Now let us discuss some key economic and industry developments during the week gone by.

The biggest economic development in the week was the mega package unveiled by the government to resolve the bad loan mess and stimulate road infrastructure in the country. The finance ministry announced a Rs 2.11 trillion bank recapitalization plan for state-owned lenders weighed down by bad loans, seeking to stimulate the flow of credit to spur private investment. Out of the total commitment, Rs 1.35 trillion will come from the sale of so-called recapitalisation bonds.
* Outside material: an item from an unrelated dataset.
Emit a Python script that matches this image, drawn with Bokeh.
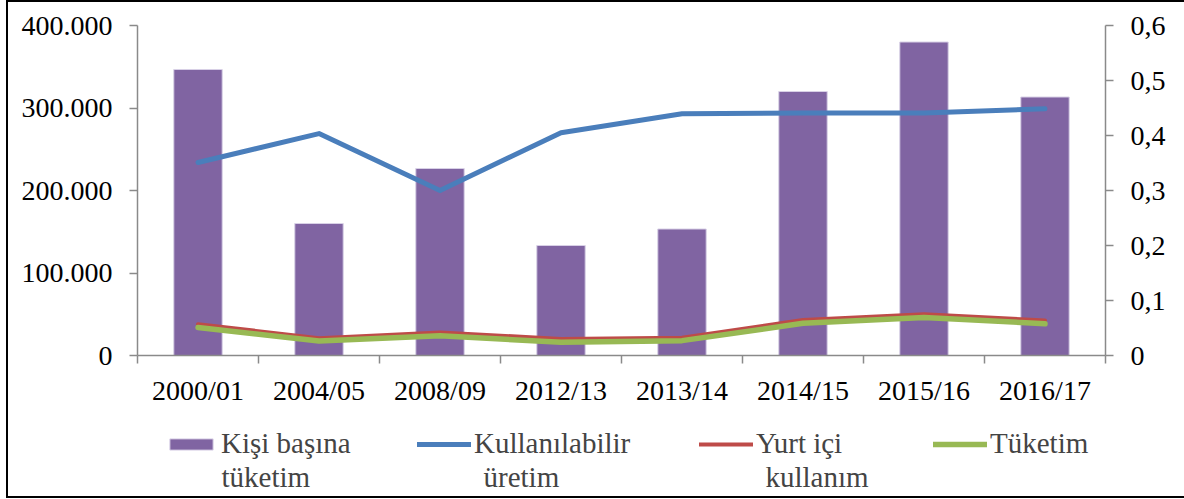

The remaining Rs 760 billion will be through budgetary allocation and fundraising from the markets.

The bank recapitalization package marks a sharp increase over the current budgetary allocation. Under the Indradhanush plan, the government has allocated Rs 200 billion towards bank recapitalization over the current and next fiscal years. This is part of a broad plan to create thousands of new jobs, raise income, boost investment and quicken growth in the broader economy.

Note that Indian banks are sitting on a stressed asset pile of close to Rs 10 trillion, crimping their ability to give fresh loans; of this, gross non-performing assets (NPAs) account for Rs 7.7 trillion and the rest are restructured loans.

Considering the government’s current fiscal position and the huge bank recapitalization requirement, this method of capital infusion is possibly the best option because not all PSU banks are in a position to tap markets given the asset quality issue, the reports noted.

The government also approved mega infrastructure projects worth Rs 6.92 trillion as part of a broad plan to create thousands of new jobs, raise income, boost investment and quicken growth in the broader economy.

Finance minister Arun Jaitley said that the government will launch an umbrella road building program to de-bottleneck the sector. The program will cover 83,677 km of roads and will involve a capital expenditure of Rs 6.92 trillion over the next 5 years.